Since Roger Goodell has become commissioner, his arbitrary and wildly variant discipline range — especially in terms of number of games suspended — has given us Tanard Jackson (20 games for substance abuse), Johnny Jolly (three years for the same), Ben Roethlisberger (four games for an alleged rape for which he was never charged), Terrelle Pryor (five games for breaking NCAA rules) and plenty more.
So yeah, trying to extrapolate what Greg Hardy's suspension reduction from 10 games to four and what it might mean for Brady is tricky business. That said, Hardy and Brady now are both set at four games.
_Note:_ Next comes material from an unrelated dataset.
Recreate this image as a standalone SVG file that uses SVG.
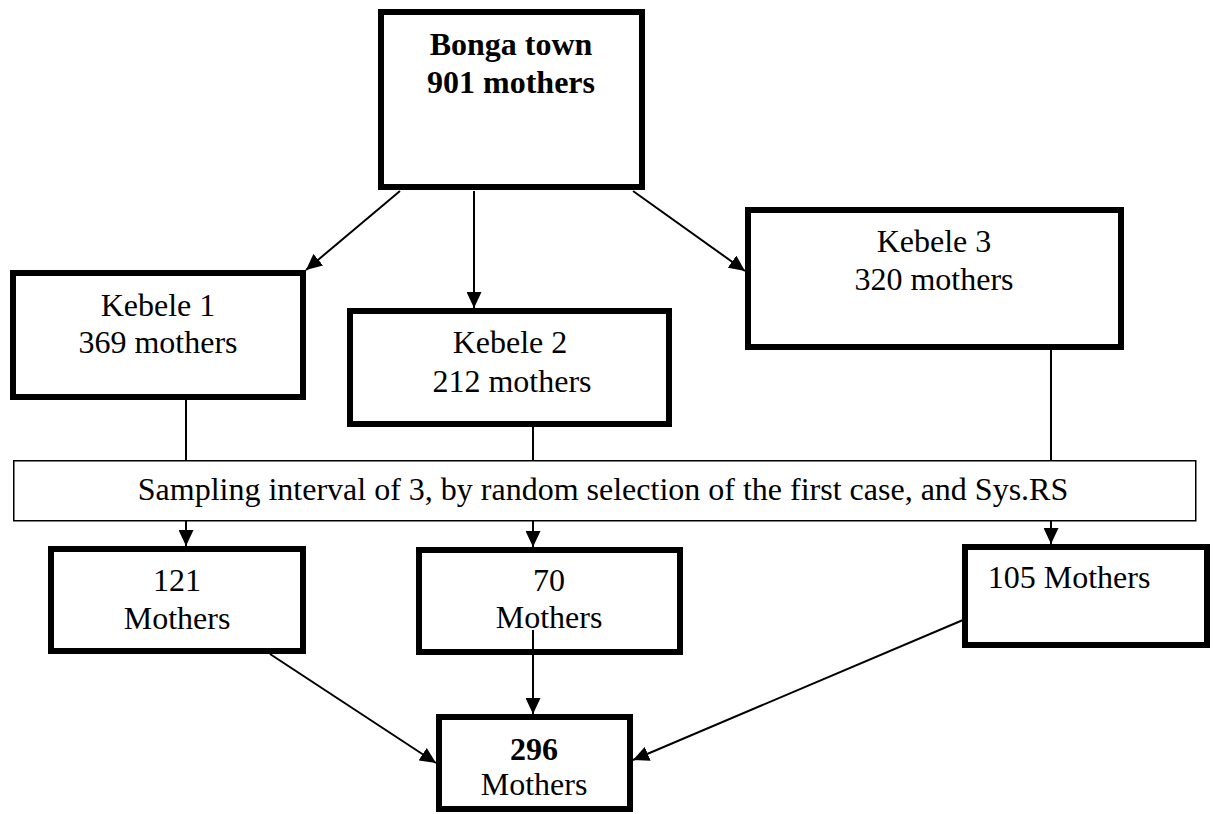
<svg xmlns="http://www.w3.org/2000/svg" width="1215" height="814" viewBox="0 0 1215 814">
<style>
.box{fill:#fff;stroke:#000;stroke-width:6}
.thin{fill:#fff;stroke:#000;stroke-width:1.5}
.t{font-family:"Liberation Serif","Times New Roman",serif;font-size:32px;fill:#000;text-anchor:middle}
.b{font-weight:bold}
.c{stroke:#000;stroke-width:2;fill:none}
.a{marker-end:url(#ah)}
</style>
<defs>
<marker id="ah" markerUnits="userSpaceOnUse" markerWidth="16" markerHeight="15" refX="16" refY="7.5" orient="auto">
<path d="M0,0 L16,7.5 L0,15 z" fill="#000"/>
</marker>
</defs>
<rect width="1215" height="814" fill="#fff"/>
<g id="bonga">
<rect class="box" x="381" y="12" width="261" height="175"/>
<text class="t b" x="511" y="55">Bonga town</text>
<text class="t b" x="511" y="93">901 mothers</text>
</g>
<g id="kebele1">
<rect class="box" x="13" y="273" width="290" height="124"/>
<text class="t" x="158" y="316">Kebele 1</text>
<text class="t" x="158" y="353">369 mothers</text>
</g>
<g id="kebele2">
<rect class="box" x="350" y="311" width="319" height="113"/>
<text class="t" x="510" y="353">Kebele 2</text>
<text class="t" x="512" y="392">212 mothers</text>
</g>
<g id="kebele3">
<rect class="box" x="748" y="210" width="373" height="137"/>
<text class="t" x="934" y="252">Kebele 3</text>
<text class="t" x="934" y="290">320 mothers</text>
</g>
<g id="sampling">
<rect class="thin" x="13.75" y="460.75" width="1182" height="60"/>
<text class="t" x="603" y="500">Sampling interval of 3, by random selection of the first case, and Sys.RS</text>
</g>
<g id="s121">
<rect class="box" x="51" y="549" width="252" height="102"/>
<text class="t" x="177" y="591">121</text>
<text class="t" x="177" y="629">Mothers</text>
</g>
<g id="s70">
<rect class="box" x="419" y="550" width="261" height="102"/>
<text class="t" x="549" y="591">70</text>
<text class="t" x="549" y="628">Mothers</text>
</g>
<g id="s105">
<rect class="box" x="965" y="547" width="242" height="98"/>
<text class="t" x="1069" y="588">105 Mothers</text>
</g>
<g id="total">
<rect class="box" x="439" y="717" width="191" height="92"/>
<text class="t b" x="534" y="760">296</text>
<text class="t" x="534" y="795">Mothers</text>
</g>
<g id="connectors">
<line class="c a" x1="400" y1="191" x2="306" y2="270"/>
<line class="c a" x1="474" y1="191" x2="474" y2="308"/>
<line class="c a" x1="633" y1="191" x2="745" y2="271"/>
<line class="c" x1="186" y1="400" x2="186" y2="460"/>
<line class="c" x1="533" y1="427" x2="533" y2="460"/>
<line class="c" x1="1051" y1="350" x2="1051" y2="460"/>
<line class="c a" x1="186" y1="521" x2="186" y2="546"/>
<line class="c a" x1="533" y1="521" x2="533" y2="547"/>
<line class="c a" x1="1051" y1="521" x2="1051" y2="544"/>
<line class="c a" x1="270" y1="654" x2="436" y2="763"/>
<line class="c a" x1="533" y1="630" x2="533" y2="714"/>
<line class="c a" x1="963" y1="620" x2="633" y2="760"/>
</g>
</svg>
But can commissioner Roger Goodell keep Brady at four? He might have told a ballboy to let a little air out of hit footballs; we can't say with any certainty. He might have come off as a little guilty by not handing Goodell his cell phone. Right now, his suspension is on equal footing to that of Hardy, who was convicted, via bench trial, of domestic violence charges in North Carolina's unsual two-pronged legal system before having the case thrown out when the key witness, Hardy's ex-girlfriend, refused to cooperate.
If you've noticed, Goodell's record on these things is awful. He has essentially been overturned on pretty much every major discipline decision of this magnitude he's handed down the last several years, going all the way back to the New Orleans Saints' bounty incident. Does Goodell jump the gun and reduce Brady to two games (or one?) as a public-relations gambit? Or does he hold firm and essentially dare Brady and Co. to take him to court and risk losing time later?
Either way, Friday's reduction of Hardy's suspension gives us another arbitrary example of how out of whack the league's dart-board discipline remains.